Look. I am okay with the existence of gender. I really am. What I am not okay with is our obsessive need to genderize things that have no gender. Especially attributes of our humanity that get used against us.

It is that need to genderize human attributes that have led to women being largely shut out of engineering and politics until recently. Men being marginalized for pursuing the arts rather than sports or business. Men and women alike being beaten or denied an opportunity for being too…. Your thoughts, your emotions, your energy do not have a gender. How you use them to express yourself is your choice.

Anyone Who Tells You To “Man Up” Is Not Interested In Empowering You

They are interested in helping – or coercing – you into conforming to society’s expectations. The same goes if they tell you to “summon up your sacred masculine energy.”

What we need to start doing is looking for the adjectives and attributes that describe what we are feeling right now, and what we want to be feeling. Getting real and owning our behavior as a series of choices we make, not a divine dictate. A buffet, not a prison. Being liberated and enlightened isn’t about better performing that act that is expected of you, it’s about figuring out who you really are. What you really want from yourself and others.

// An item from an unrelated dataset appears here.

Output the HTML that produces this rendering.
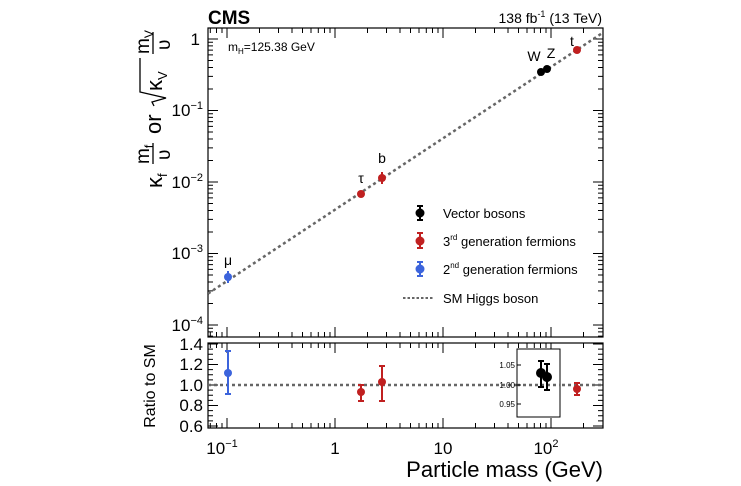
<!DOCTYPE html>
<html><head><meta charset="utf-8"><style>
html,body{margin:0;padding:0;background:#fff}
svg{display:block;font-family:"Liberation Sans",Arial,sans-serif}
</style></head><body>
<svg width="741" height="486" viewBox="0 0 741 486" xmlns="http://www.w3.org/2000/svg">
<defs><clipPath id="cm"><rect x="208" y="28" width="395" height="309"/></clipPath></defs>
<rect width="741" height="486" fill="#fff"/>
<text x="208" y="24" font-size="19" font-weight="bold">CMS</text>
<text x="602" y="23" font-size="14" text-anchor="end">138 fb<tspan dy="-6" font-size="9">-1</tspan><tspan dy="6"> (13 TeV)</tspan></text>
<g fill="none" stroke="#000" stroke-width="1.2">
<rect x="208" y="28" width="395" height="309"/>
<rect x="208" y="343" width="395" height="85"/>
</g>
<g stroke="#000" stroke-width="1" fill="none">
<path d="M227 337v-10M335 337v-10M443 337v-10M551 337v-10 M227 28v10M335 28v10M443 28v10M551 28v10 M227 428v-10M335 428v-10M443 428v-10M551 428v-10 M227 343v10M335 343v10M443 343v10M551 343v10"/>
<path d="M210.3 337v-5M216.5 337v-5M222 337v-5M259.5 337v-5M278.5 337v-5M292 337v-5M302.5 337v-5M311 337v-5M318.3 337v-5M324.5 337v-5M330 337v-5M367.5 337v-5M386.5 337v-5M400 337v-5M410.5 337v-5M419 337v-5M426.3 337v-5M432.5 337v-5M438 337v-5M475.5 337v-5M494.5 337v-5M508 337v-5M518.5 337v-5M527 337v-5M534.3 337v-5M540.5 337v-5M546 337v-5M583.5 337v-5"/>
<path transform="translate(0,-304)" d="M210.3 337v-5M216.5 337v-5M222 337v-5M259.5 337v-5M278.5 337v-5M292 337v-5M302.5 337v-5M311 337v-5M318.3 337v-5M324.5 337v-5M330 337v-5M367.5 337v-5M386.5 337v-5M400 337v-5M410.5 337v-5M419 337v-5M426.3 337v-5M432.5 337v-5M438 337v-5M475.5 337v-5M494.5 337v-5M508 337v-5M518.5 337v-5M527 337v-5M534.3 337v-5M540.5 337v-5M546 337v-5M583.5 337v-5"/>
<path transform="translate(0,91)" d="M210.3 337v-5M216.5 337v-5M222 337v-5M259.5 337v-5M278.5 337v-5M292 337v-5M302.5 337v-5M311 337v-5M318.3 337v-5M324.5 337v-5M330 337v-5M367.5 337v-5M386.5 337v-5M400 337v-5M410.5 337v-5M419 337v-5M426.3 337v-5M432.5 337v-5M438 337v-5M475.5 337v-5M494.5 337v-5M508 337v-5M518.5 337v-5M527 337v-5M534.3 337v-5M540.5 337v-5M546 337v-5M583.5 337v-5"/>
<path transform="translate(0,11)" d="M210.3 337v-5M216.5 337v-5M222 337v-5M259.5 337v-5M278.5 337v-5M292 337v-5M302.5 337v-5M311 337v-5M318.3 337v-5M324.5 337v-5M330 337v-5M367.5 337v-5M386.5 337v-5M400 337v-5M410.5 337v-5M419 337v-5M426.3 337v-5M432.5 337v-5M438 337v-5M475.5 337v-5M494.5 337v-5M508 337v-5M518.5 337v-5M527 337v-5M534.3 337v-5M540.5 337v-5M546 337v-5M583.5 337v-5"/>
<path d="M208 39h10M208 110.5h10M208 182h10M208 253.5h10M208 325h10 M208 328.3h5M208 331.9h5M208 336.1h5 M208 303.5h5M208 290.9h5M208 282h5M208 275h5M208 269.4h5M208 264.6h5M208 260.4h5M208 256.8h5 M208 232h5M208 219.4h5M208 210.5h5M208 203.5h5M208 197.9h5M208 193.1h5M208 188.9h5M208 185.3h5 M208 160.5h5M208 147.9h5M208 139h5M208 132h5M208 126.4h5M208 121.6h5M208 117.4h5M208 113.8h5 M208 89h5M208 76.4h5M208 67.5h5M208 60.5h5M208 54.9h5M208 50.1h5M208 45.9h5M208 42.3h5"/>
<path transform="translate(811,0) scale(-1,1)" d="M208 39h10M208 110.5h10M208 182h10M208 253.5h10M208 325h10 M208 328.3h5M208 331.9h5M208 336.1h5 M208 303.5h5M208 290.9h5M208 282h5M208 275h5M208 269.4h5M208 264.6h5M208 260.4h5M208 256.8h5 M208 232h5M208 219.4h5M208 210.5h5M208 203.5h5M208 197.9h5M208 193.1h5M208 188.9h5M208 185.3h5 M208 160.5h5M208 147.9h5M208 139h5M208 132h5M208 126.4h5M208 121.6h5M208 117.4h5M208 113.8h5 M208 89h5M208 76.4h5M208 67.5h5M208 60.5h5M208 54.9h5M208 50.1h5M208 45.9h5M208 42.3h5"/>
<path d="M208 344h10M208 364.5h10M208 385h10M208 405.5h10M208 426h10 M208 349.1h5M208 354.3h5M208 359.4h5M208 369.6h5M208 374.8h5M208 379.9h5M208 390.1h5M208 395.3h5M208 400.4h5M208 410.6h5M208 415.8h5M208 420.9h5"/>
<path transform="translate(811,0) scale(-1,1)" d="M208 344h10M208 364.5h10M208 385h10M208 405.5h10M208 426h10 M208 349.1h5M208 354.3h5M208 359.4h5M208 369.6h5M208 374.8h5M208 379.9h5M208 390.1h5M208 395.3h5M208 400.4h5M208 410.6h5M208 415.8h5M208 420.9h5"/>
</g>
<line x1="208" y1="293.6" x2="603" y2="32.6" stroke="#666" stroke-width="2.5" stroke-dasharray="3,3" clip-path="url(#cm)"/>
<line x1="208" y1="385" x2="603" y2="385" stroke="#666" stroke-width="2.5" stroke-dasharray="3,3"/>
<g font-size="17" text-anchor="end">
<text x="200" y="45">1</text>
<text x="203" y="116">10<tspan dy="-7" font-size="11">−1</tspan></text>
<text x="203" y="188">10<tspan dy="-7" font-size="11">−2</tspan></text>
<text x="203" y="259">10<tspan dy="-7" font-size="11">−3</tspan></text>
<text x="203" y="331">10<tspan dy="-7" font-size="11">−4</tspan></text>
</g>
<g font-size="17" text-anchor="end">
<text x="203" y="350">1.4</text><text x="203" y="370">1.2</text><text x="203" y="391">1.0</text><text x="203" y="411">0.8</text><text x="203" y="432">0.6</text>
</g>
<g font-size="17" text-anchor="middle">
<text x="222" y="454">10<tspan dy="-7" font-size="11">−1</tspan></text>
<text x="335" y="454">1</text><text x="443" y="454">10</text>
<text x="546" y="454">10<tspan dy="-7" font-size="11">2</tspan></text>
</g>
<text x="603" y="477" font-size="22" text-anchor="end">Particle mass (GeV)</text>
<text transform="translate(155,386) rotate(-90)" font-size="16" text-anchor="middle">Ratio to SM</text>
<g transform="translate(152,110) rotate(-90)" font-size="22">
<text x="-78" y="10">κ<tspan font-size="13" dy="5">f</tspan></text>
<text x="-54" y="-3" font-size="19">m<tspan font-size="12" dy="4">f</tspan></text>
<line x1="-54" y1="1" x2="-33" y2="1" stroke="#000" stroke-width="1.3"/>
<text x="-50" y="18" font-size="19">υ</text>
<text x="-24" y="9">or</text>
<path d="M4,2 L8,0 L12,14 L18,-12 L52,-12" fill="none" stroke="#000" stroke-width="1.3"/>
<text x="19" y="10">κ<tspan font-size="13" dy="5">V</tspan></text>
<text x="56" y="-3" font-size="19">m<tspan font-size="12" dy="4">V</tspan></text>
<line x1="56" y1="1" x2="78" y2="1" stroke="#000" stroke-width="1.3"/>
<text x="60" y="18" font-size="19">υ</text>
</g>
<text x="228" y="51" font-size="12">m<tspan font-size="8" dy="3">H</tspan><tspan dy="-3">=125.38 GeV</tspan></text>
<g font-size="14" text-anchor="middle">
<text x="228" y="265">μ</text><text x="361" y="183">τ</text><text x="382" y="163">b</text>
<text x="534" y="61">W</text><text x="551" y="58">Z</text><text x="572" y="46">t</text>
</g>
<g stroke-width="2">
<line x1="228" y1="271" x2="228" y2="283" stroke="#3c64dc"/><circle cx="228" cy="277" r="4" fill="#3c64dc"/>
<circle cx="361" cy="194" r="4" fill="#c02020"/>
<line x1="382" y1="172" x2="382" y2="184" stroke="#c02020"/><circle cx="382" cy="178" r="4" fill="#c02020"/>
<circle cx="541" cy="72" r="4" fill="#000"/><circle cx="547" cy="69" r="4" fill="#000"/>
<circle cx="577" cy="50" r="4" fill="#c02020"/>
</g>
<g stroke-width="2">
<g stroke="#3c64dc" fill="#3c64dc"><line x1="228" y1="351" x2="228" y2="394"/><line x1="225" y1="351" x2="231" y2="351"/><line x1="225" y1="394" x2="231" y2="394"/><circle cx="228" cy="373" r="4" stroke="none"/></g>
<g stroke="#c02020" fill="#c02020"><line x1="361" y1="385" x2="361" y2="401"/><line x1="358" y1="385" x2="364" y2="385"/><line x1="358" y1="401" x2="364" y2="401"/><circle cx="361" cy="392" r="4" stroke="none"/>
<line x1="382" y1="366" x2="382" y2="401"/><line x1="379" y1="366" x2="385" y2="366"/><line x1="379" y1="401" x2="385" y2="401"/><circle cx="382" cy="382" r="4" stroke="none"/>
<line x1="577" y1="383" x2="577" y2="395"/><line x1="574" y1="383" x2="580" y2="383"/><line x1="574" y1="395" x2="580" y2="395"/><circle cx="577" cy="389" r="4" stroke="none"/></g>
</g>
<rect x="517" y="349" width="43" height="68" fill="#fff" stroke="#000" stroke-width="1"/>
<line x1="517" y1="385" x2="560" y2="385" stroke="#666" stroke-width="2.5" stroke-dasharray="3,3"/>
<g stroke="#000" stroke-width="1"><line x1="517" y1="365" x2="521" y2="365"/><line x1="517" y1="385" x2="521" y2="385"/><line x1="517" y1="404" x2="521" y2="404"/></g>
<g font-size="8" text-anchor="end"><text x="515" y="368">1.05</text><text x="515" y="388">1.00</text><text x="515" y="407">0.95</text></g>
<g stroke="#000" stroke-width="2"><line x1="541" y1="361" x2="541" y2="387"/><line x1="538" y1="361" x2="544" y2="361"/><line x1="538" y1="387" x2="544" y2="387"/><circle cx="541" cy="373" r="4"/>
<line x1="547" y1="364" x2="547" y2="390"/><line x1="544" y1="364" x2="550" y2="364"/><line x1="544" y1="390" x2="550" y2="390"/><circle cx="547" cy="377" r="4"/></g>
<g stroke-width="2">
<g stroke="#000"><line x1="420" y1="206" x2="420" y2="220"/><line x1="417" y1="206" x2="423" y2="206"/><line x1="417" y1="220" x2="423" y2="220"/><circle cx="420" cy="213" r="3.5" fill="#000"/></g>
<g stroke="#c02020"><line x1="420" y1="233" x2="420" y2="248"/><line x1="417" y1="233" x2="423" y2="233"/><line x1="417" y1="248" x2="423" y2="248"/><circle cx="420" cy="241" r="3.5" fill="#c02020"/></g>
<g stroke="#3c64dc"><line x1="420" y1="262" x2="420" y2="276"/><line x1="417" y1="262" x2="423" y2="262"/><line x1="417" y1="276" x2="423" y2="276"/><circle cx="420" cy="269" r="3.5" fill="#3c64dc"/></g>
<line x1="403" y1="298" x2="433" y2="298" stroke="#666" stroke-width="2" stroke-dasharray="2.5,2"/>
</g>
<g font-size="13">
<text x="443" y="218">Vector bosons</text>
<text x="443" y="246">3<tspan font-size="8" dy="-6">rd</tspan><tspan dy="6"> generation fermions</tspan></text>
<text x="443" y="274">2<tspan font-size="8" dy="-6">nd</tspan><tspan dy="6"> generation fermions</tspan></text>
<text x="443" y="303">SM Higgs boson</text>
</g>
</svg>
</body></html>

So unpack the messages. Don’t think about being more feminine, think about being nurturing, compassionate, and gentle. And know that those areas innately natural in men as women. Embodying those things doesn’t make you feminine, it makes you human. Don’t think about being masculine, think about being brave, focused, and protective. And know that those are as innately natural in men as in women.

Read 4 Bullshit Myths About Men

Learn how to harness your full range of adjectives and verbs, in the right way at the right time to achieve your full potential, as you define it.

Know that although you are not a god, you are capable of feeling all the things. And it doesn’t make you less of a human, it makes you more.